SUCCESS ON THE PITCH AND A PUSHED OVER TEA HUT
Charlie Pinker's team achieved some good performances, but alas the financial gloom depended, and supporters were asked to hand in their season tickets half-way through the season - a ground ticket cost 7/6d (37½p). The previous management then resumed control and engaged a new player-manager, Ted Davis from first division Blackburn Rovers, who had also kept goal for Huddersfield Town and Bristol City. Ted, who had a likeable personality, was a successful manager with a talent for discovering players for transfer and thereby solving the financial problems which were so acute at the time, with unemployment and the looming of the 1926 General Strike. Ted also signed Bristol professionals, Bill Pocock, Sandy Torrance, Joe Walters and Bill Compton, all experienced Second Division players. To aid funds, Blackburn Rovers came on three occasions with a bevy of internationals.
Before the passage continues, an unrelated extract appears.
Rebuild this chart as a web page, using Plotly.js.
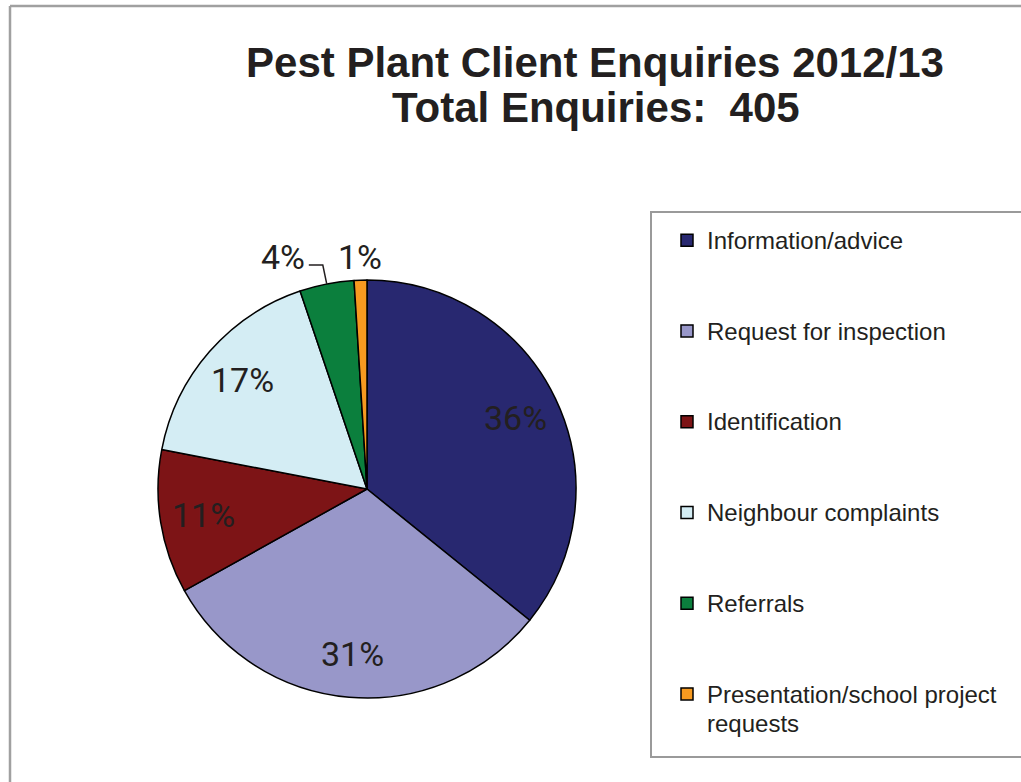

Blackburn's first visit to Lambridge drew a large crowd to see the star-studded side, which included Syd Puddefoot (Falkirk and West Ham), Jackie Bruton and Jock Hutton, a giant Scottish international back. City won this friendly encounter, Blackburn apparently overlooking a fine display by three City youngsters who eventually were transferred to First and Second Division clubs. City meanwhile, were participating in division two of the London Combination, together with their Southern League commitments. City won promotion in this league, but were refused admission to Division One as only reserve teams were included in it, such as Arsenal and Tottenham. Teams visiting Lambridge in the Combination included reserves of Portsmouth, Southampton, Reading, Coventry, Watford, Brighton and Peterborough, who were then a non-league side.
In the Southern League City also began to taste success as they won the Western Section by 2 points from Bristol Rovers Reserves in 1929-30, losing the Championship play-off 3-2 to Aldershot. During this period, City suffered defeat in a series of FA Cup competitions at the hands of Radstock, Kingswood, Hanham and Swindon Victoria as well as against sterner opposition, Wigan (1922-23) 4-1, London Calendonians (1927-28) 1-0 and Coventry (1929-30) 7-1, all away. At Wigan, City officials and players were presented with souvenir clogs as worn by the mill girls of that era.
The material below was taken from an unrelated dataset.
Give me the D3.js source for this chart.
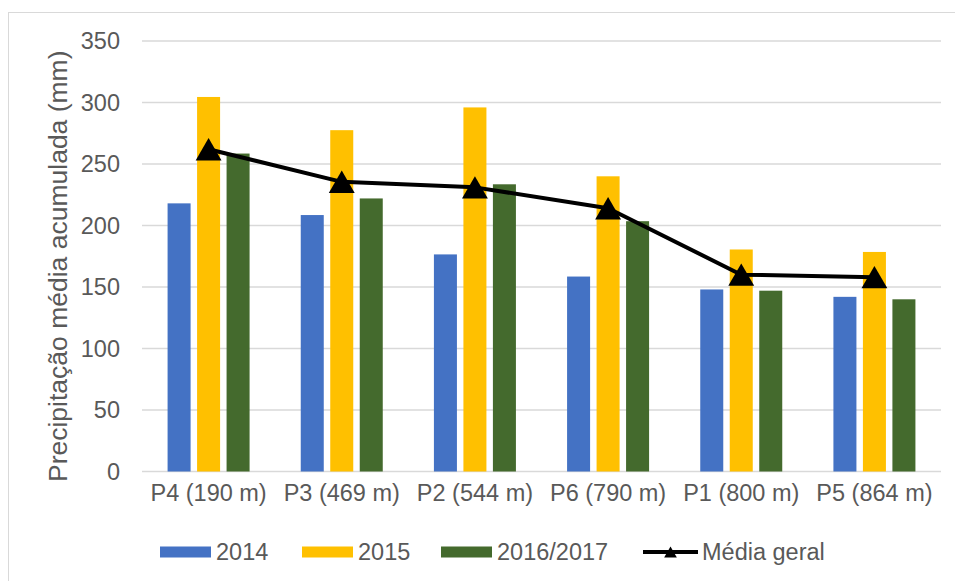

Ted Davis had now finished his career as a player and proceeded to build up a successful side which immediately made an impact on the FA Cup competition. The chief signature was that of Willy Cowan, a Scottish inside-forward from Newcastle. Cowan had appeared for Scotland in the first Wembley International in 1925 and also for Newcastle in the Cup Final. In 1931-32 City had a terrific run in the qualifying rounds and then a 8-0 defeat of Nunhead, a prominent London amateur team, in the first round proper. The next draw was against Crystal Palace at home. City decided on increased prices of admission from 1/- to 1/6d and caused a public outcry in consequence, but 7000 turned up to see Palace lead at half-time 1-0 by a goal from star centre Peter Simpson (later with West Ham). The crowd began to drift away in the remaining minutes, a large number failing to see the dramatic City victory by a twice taken penalty and last minute goal. The final scenes were incredible, the referee having to clear the pitch on two occasions. One Crystal Palace supporter threw his wreath, 'In Memory of Bath City', into the river and the supporters club tea hut was also pushed over. The match was also filmed and projected at the Bath Picturedrome which was situated in Stall Street. The next tie, City's first appearance in the third round, saw them lose 2-0 at Brentford. The proceeds of Cup rounds and previous transfers of Gilbert Alsop (Coalpit Heath) and George Plummer (Coventry City), now enabled the club to consider the purchase of their own ground.